E, in ogni caso, non risulta una iniziativa dell’Italia nelle sedi internazionali atta a valutare la posizione dell’Arabia Saudita sul rispetto dei diritti umani.

In secondo luogo, la ripresa dell’esportazione delle armi “embargate”, cioè missili e bombe, è il viatico migliore per porre le basi di una ripresa del conflitto. D’altra parte le armi si costruiscono e si esportano affinché esse vengano usate e “consumate” al fine di alimentare l’economia circolare del prodotto: produzione-vendita-consumo-produzione-vendita…
Che questa sia una drammatica realtà lo conferma la dichiarazione di Leonardo Jacopo Maria Mazzucco, analista presso Gulf State Analytics. «Ci sono ragioni consistenti per credere che Riyadh continuerà a dare la priorità all’acquisto di missili nei suoi appalti per la difesa. Infatti, affaticate da anni di intense intercettazioni dei raid aerei degli Houthi, le scorte saudite di assetti antiaerei necessitano di un costante rifornimento per operare a pieno regime in caso di una brusca ripresa delle ostilità». E chi è che potrebbe, almeno potenzialmente si vorrà ammettere, riprendere le ostilità se non chi le ha favorite, alimentate e vi ha preso parte per sette lunghi anni, se non l’Arabia Saudita?

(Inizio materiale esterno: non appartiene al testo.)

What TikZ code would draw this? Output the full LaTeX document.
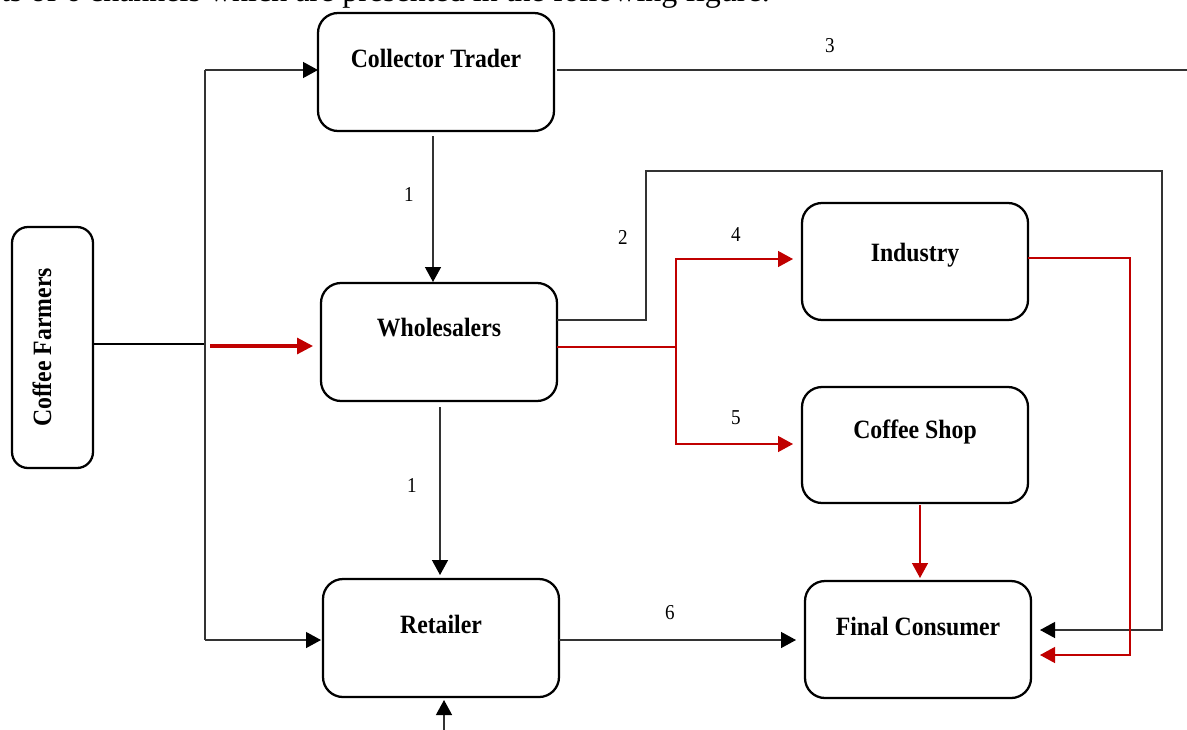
\documentclass[tikz,border=0pt]{standalone}
\usepackage{fontspec}
\setmainfont{Liberation Serif}
\usetikzlibrary{arrows.meta}
\definecolor{myred}{HTML}{C00000}
\definecolor{lgray}{HTML}{333333}
\newcommand{\cnd}[1]{\scalebox{0.9}[1]{#1}}
\begin{document}
\begin{tikzpicture}[x=0.75pt,y=-0.75pt,
  box/.style={draw=black,line width=1.7pt,rounded corners=15pt,minimum width=177pt,minimum height=88.5pt,inner sep=0pt,outer sep=0pt},
  conn/.style={line width=1pt,draw=lgray},
  arr/.style={conn,-{Triangle[length=11.25pt,width=12pt,color=black,fill=black]}},
  redln/.style={line width=1pt,draw=myred},
  redarr/.style={redln,-{Triangle[length=11.25pt,width=12pt]}},
  num/.style={font=\fontsize{15.9}{18}\selectfont,inner sep=0pt},
  lbl/.style={font=\bfseries\fontsize{19.8}{23}\selectfont,inner sep=0pt}
]
\useasboundingbox (0,0) rectangle (1187,729);
\fill[white] (0,0) rectangle (1187,729);

\node[anchor=base east,font=\fontsize{24}{28}\selectfont,inner sep=0pt] (toptext) at (770,1.5) {ts of 6 channels which are presented in the following figure.};

% boxes
\node[box] (ct) at (436,72) {};
\node[box] (wh) at (439,342) {};
\node[box] (rt) at (441,638) {};
\node[box,minimum width=169.5pt,minimum height=87.75pt] (ind) at (915,261.5) {};
\node[box,minimum width=169.5pt,minimum height=87pt] (cs) at (915,445) {};
\node[box,minimum width=169.5pt,minimum height=87.75pt] (fc) at (918,639.5) {};
\node[box,minimum width=60.75pt,minimum height=180.75pt,rounded corners=12pt] (cf) at (52.5,347.5) {};

% box labels
\node[lbl] (ctL) at ([yshift=10.5pt]ct.center) {\cnd{Collector Trader}};
\node[lbl] (whL) at ([yshift=10.9pt]wh.center) {\cnd{Wholesalers}};
\node[lbl] (rtL) at ([yshift=10.5pt]rt.center) {\cnd{Retailer}};
\node[lbl] (indL) at ([yshift=5pt]ind.center) {\cnd{Industry}};
\node[lbl] (csL) at ([yshift=10pt]cs.center) {\cnd{Coffee Shop}};
\node[lbl] (fcL) at ([yshift=10pt]fc.center) {\cnd{Final Consumer}};
\node[lbl,rotate=90] (cfL) at ([xshift=-7.9pt]cf.center) {\cnd{Coffee Farmers}};

% coordinates
\coordinate (j1) at (205,344);
\coordinate (jt) at (205,70);
\coordinate (jb) at (205,640);
\coordinate (r0) at (210,346);
\coordinate (ce) at (1195,70);
\coordinate (c2a) at (646,320);
\coordinate (c2b) at (646,171);
\coordinate (c2c) at (1162,171);
\coordinate (c2d) at (1162,630);
\coordinate (rb) at (676,347);
\coordinate (rbt) at (676,259);
\coordinate (rbb) at (676,444);
\coordinate (ia) at (1130,258);
\coordinate (ib) at (1130,655);
\coordinate (bt) at (444,735);
\coordinate (r6) at (560,640);

% connectors from farmers
\draw[line width=1.6pt,draw=black] (cf.east |- j1) -- (j1);
\draw[conn] (jt) -- (jb);
\draw[arr] (jt) -- (ct.west |- jt);
\draw[arr,shorten >=1.5pt] (jb) -- (rt.west |- jb);
\draw[line width=2.3pt,draw=myred,-{Triangle[length=12pt,width=12pt]},shorten >=6pt] (r0) -- (wh.west |- r0);

% channel 3
\draw[conn,shorten <=2pt] (ct.east |- ce) -- (ce);

% channel 1
\draw[arr,shorten <=3.75pt,shorten >=0.75pt] ([xshift=-2.25pt]ct.south) -- ([xshift=-2.25pt]ct.south |- wh.north);
\draw[arr,shorten <=4.5pt,shorten >=3pt] ([xshift=0.75pt]wh.south) -- ([xshift=0.75pt]wh.south |- rt.north);

% channel 2
\draw[arr,shorten >=6.75pt] (wh.east |- c2a) -- (c2a) -- (c2b) -- (c2c) -- (c2d) -- (fc.east |- c2d);

% channels 4 and 5
\draw[redln] (wh.east |- rb) -- (rb);
\draw[redarr,shorten >=6.75pt] (rb) -- (rbt) -- (ind.west |- rbt);
\draw[redarr,shorten >=6.75pt] (rb) -- (rbb) -- (cs.west |- rbb);
\draw[redarr,shorten >=6.75pt] (ind.east |- ia) -- (ia) -- (ib) -- (fc.east |- ib);
\draw[redarr,shorten <=1.5pt,shorten >=2.25pt] ([xshift=3.75pt]cs.south) -- ([xshift=3.75pt]cs.south |- fc.north);

% channel 6
\draw[arr,shorten >=6.75pt] (rt.east |- r6) -- (fc.west |- r6);

% bottom input
\draw[arr,shorten >=2.25pt] (bt) -- (bt |- rt.south);

% numbers
\node[num] (n3) at (830,46) {\cnd{3}};
\node[num] (n1a) at (409,194) {\cnd{1}};
\node[num] (n2) at (623,237) {\cnd{2}};
\node[num] (n4) at (736,235) {\cnd{4}};
\node[num] (n5) at (736,418) {\cnd{5}};
\node[num] (n1b) at (412,485) {\cnd{1}};
\node[num] (n6) at (670,613) {\cnd{6}};
\end{tikzpicture}
\end{document}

Ecco come funziona il sistema. La pace non paga per chi lucra sulla produzione e commercio di armi. Occorre, dunque, ricreare le condizioni per un (nuovo) stato di conflitto.
I capofila di questa economia di morte in Italia sono Leonardo e Fincantieri. D’altra parte questo canale con l’Arabia Saudita non si è mai interrotto. Rispondendo alle nostre domande in Assemblea degli azionisti lo scorso anno, Leonardo S.p.a. ha ammesso di aver ricevuto dal Governo ben 11 autorizzazioni al commercio di materiale d’armamento verso quel paese.

La gran cuccagna ricomincia: si parte per un altro giro di giostra.